== INFORMATION SHOWN ==
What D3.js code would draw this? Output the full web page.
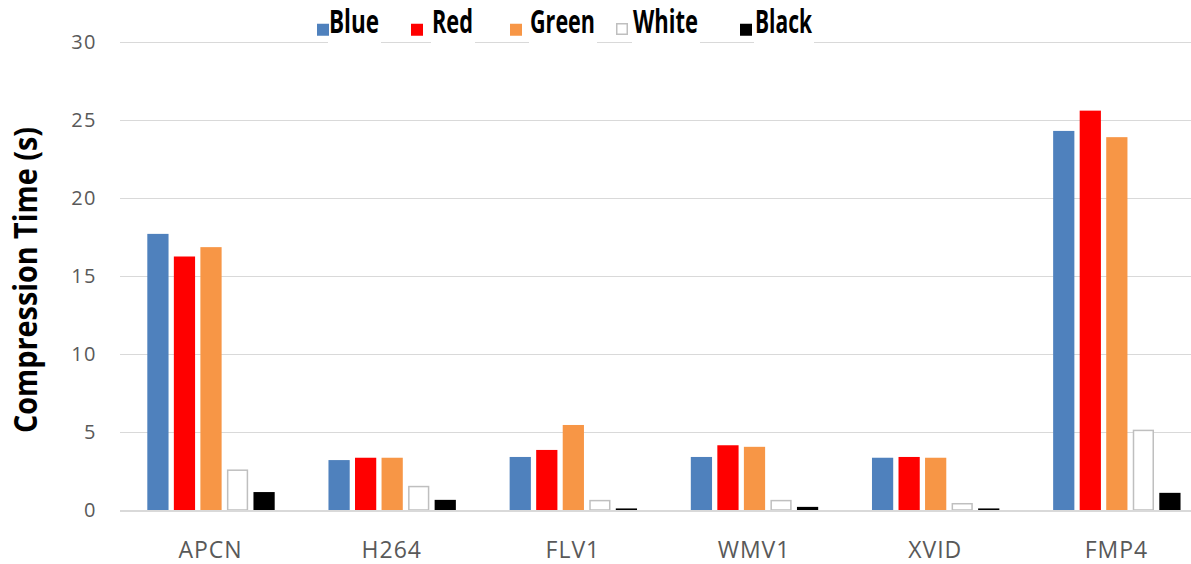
<!DOCTYPE html>
<meta charset="utf-8">
<style>
body { margin: 0; background: #fff; }
svg { display: block; font-family: "Open Sans", sans-serif; }
.grid line { stroke: #d9d9d9; stroke-width: 1; }
.tick-label { fill: #595959; font-size: 20px; }
.cat-label { fill: #595959; font-size: 23px; }
.legend-text { fill: #000; font-size: 32px; font-weight: bold; }
.axis-title { fill: #000; font-size: 32px; font-weight: bold; }
</style>
<body>
<script src="https://d3js.org/d3.v7.min.js"></script>
<script>
var w = 1191, h = 564;

var categories = ["APCN", "H264", "FLV1", "WMV1", "XVID", "FMP4"];
var seriesNames = ["Blue", "Red", "Green", "White", "Black"];
var blueVals  = [17.7, 3.2, 3.4, 3.4, 3.35, 24.3];
var redVals   = [16.25, 3.35, 3.85, 4.15, 3.4, 25.6];
var greenVals = [16.85, 3.35, 5.45, 4.05, 3.35, 23.9];
var whiteVals = [2.6, 1.55, 0.65, 0.65, 0.45, 5.15];
var blackVals = [1.15, 0.65, 0.1, 0.2, 0.1, 1.1];
var yTicks = [0, 5, 10, 15, 20, 25, 30];

var values = [blueVals, redVals, greenVals, whiteVals, blackVals];
var fills = ["#4f81bd", "#ff0000", "#f79646", "#ffffff", "#000000"];
var strokes = ["none", "none", "none", "#bfbfbf", "none"];

var svg = d3.select("body").append("svg")
    .attr("width", w)
    .attr("height", h);

var x0 = d3.scaleBand().domain(categories).range([120, 1207]);
var x1 = d3.scaleBand().domain(seriesNames).range([22, 160]).padding(0.2);
var y = d3.scaleLinear().domain([0, 30]).range([510, 42]);

// gridlines
svg.append("g").attr("class", "grid")
  .selectAll("line")
  .data(yTicks.filter(function(d){ return d > 0; }))
  .enter().append("line")
  .attr("x1", 120).attr("x2", w)
  .attr("y1", function(d){ return y(d) + 0.5; })
  .attr("y2", function(d){ return y(d) + 0.5; });

svg.append("g")
  .selectAll("text")
  .data(yTicks)
  .enter().append("text")
  .attr("class", "tick-label")
  .attr("x", 97)
  .attr("y", function(d){ return y(d) + 7; })
  .attr("text-anchor", "end")
  .attr("letter-spacing", 1.5)
  .text(function(d){ return d; });

// bars
var rows = [];
categories.forEach(function(c, i){
  seriesNames.forEach(function(s, j){
    rows.push({cat: c, s: s, j: j, v: values[j][i]});
  });
});

svg.append("g")
  .selectAll("rect")
  .data(rows)
  .enter().append("rect")
  .attr("x", function(d){ return x0(d.cat) + x1(d.s) + (d.j == 3 ? 0.75 : 0); })
  .attr("y", function(d){ return y(d.v) + (d.j == 3 ? 0.75 : 0); })
  .attr("width", function(d){ return x1.bandwidth() - (d.j == 3 ? 1.5 : 0); })
  .attr("height", function(d){ return Math.max(0, y(0) - y(d.v) - (d.j == 3 ? 0.75 : 0)); })
  .attr("fill", function(d){ return fills[d.j]; })
  .attr("stroke", function(d){ return strokes[d.j]; })
  .attr("stroke-width", 1.5);

// baseline
svg.append("line")
  .attr("x1", 120).attr("x2", w)
  .attr("y1", y(0) + 1).attr("y2", y(0) + 1)
  .attr("stroke", "#d9d9d9").attr("stroke-width", 2);

// category labels
svg.append("g")
  .selectAll("text")
  .data(categories)
  .enter().append("text")
  .attr("class", "cat-label")
  .attr("x", function(d){ return x0(d) + x0.bandwidth() / 2; })
  .attr("y", 558)
  .attr("text-anchor", "middle")
  .attr("letter-spacing", 1)
  .text(function(d){ return d; });

// y axis title
svg.append("text")
  .attr("class", "axis-title")
  .attr("transform", "translate(37,433) rotate(-90)")
  .attr("textLength", 306)
  .attr("lengthAdjust", "spacingAndGlyphs")
  .text("Compression Time (s)");

// legend
var legendX = [317, 411, 510, 616, 740];
var legendTextX = [329, 432, 530, 633, 755];
var legendTextW = [50, 41, 65, 65, 57];

var leg = svg.append("g").selectAll("g")
  .data(seriesNames)
  .enter().append("g");

leg.append("rect")
  .attr("x", function(d, i){ return legendTextX[i] - 1; })
  .attr("y", 4)
  .attr("width", function(d, i){ return legendTextW[i] + 3; })
  .attr("height", 42)
  .attr("fill", "#fff");

leg.append("rect")
  .attr("x", function(d, i){ return legendX[i] + (i == 3 ? 0.75 : 0); })
  .attr("y", 23.75)
  .attr("width", function(d, i){ return i == 3 ? 10.5 : 12; })
  .attr("height", function(d, i){ return i == 3 ? 10.5 : 12; })
  .attr("fill", function(d, i){ return fills[i]; })
  .attr("stroke", function(d, i){ return strokes[i]; })
  .attr("stroke-width", 1.5);

leg.append("text")
  .attr("class", "legend-text")
  .attr("x", function(d, i){ return legendTextX[i]; })
  .attr("y", 33)
  .attr("textLength", function(d, i){ return legendTextW[i]; })
  .attr("lengthAdjust", "spacingAndGlyphs")
  .text(function(d){ return d; });
</script>
</body>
===
WORK TO COMPLETE: Begin at the first line of the material and copy each line exactly through the one containing "var yTicks = [0, 5, 10, 15, 20, 25, 30];". Omit pictures.

COMPLETED EXERCISE:
What D3.js code would draw this? Output the full web page.
<!DOCTYPE html>
<meta charset="utf-8">
<style>
body { margin: 0; background: #fff; }
svg { display: block; font-family: "Open Sans", sans-serif; }
.grid line { stroke: #d9d9d9; stroke-width: 1; }
.tick-label { fill: #595959; font-size: 20px; }
.cat-label { fill: #595959; font-size: 23px; }
.legend-text { fill: #000; font-size: 32px; font-weight: bold; }
.axis-title { fill: #000; font-size: 32px; font-weight: bold; }
</style>
<body>
<script src="https://d3js.org/d3.v7.min.js"></script>
<script>
var w = 1191, h = 564;

var categories = ["APCN", "H264", "FLV1", "WMV1", "XVID", "FMP4"];
var seriesNames = ["Blue", "Red", "Green", "White", "Black"];
var blueVals  = [17.7, 3.2, 3.4, 3.4, 3.35, 24.3];
var redVals   = [16.25, 3.35, 3.85, 4.15, 3.4, 25.6];
var greenVals = [16.85, 3.35, 5.45, 4.05, 3.35, 23.9];
var whiteVals = [2.6, 1.55, 0.65, 0.65, 0.45, 5.15];
var blackVals = [1.15, 0.65, 0.1, 0.2, 0.1, 1.1];
var yTicks = [0, 5, 10, 15, 20, 25, 30];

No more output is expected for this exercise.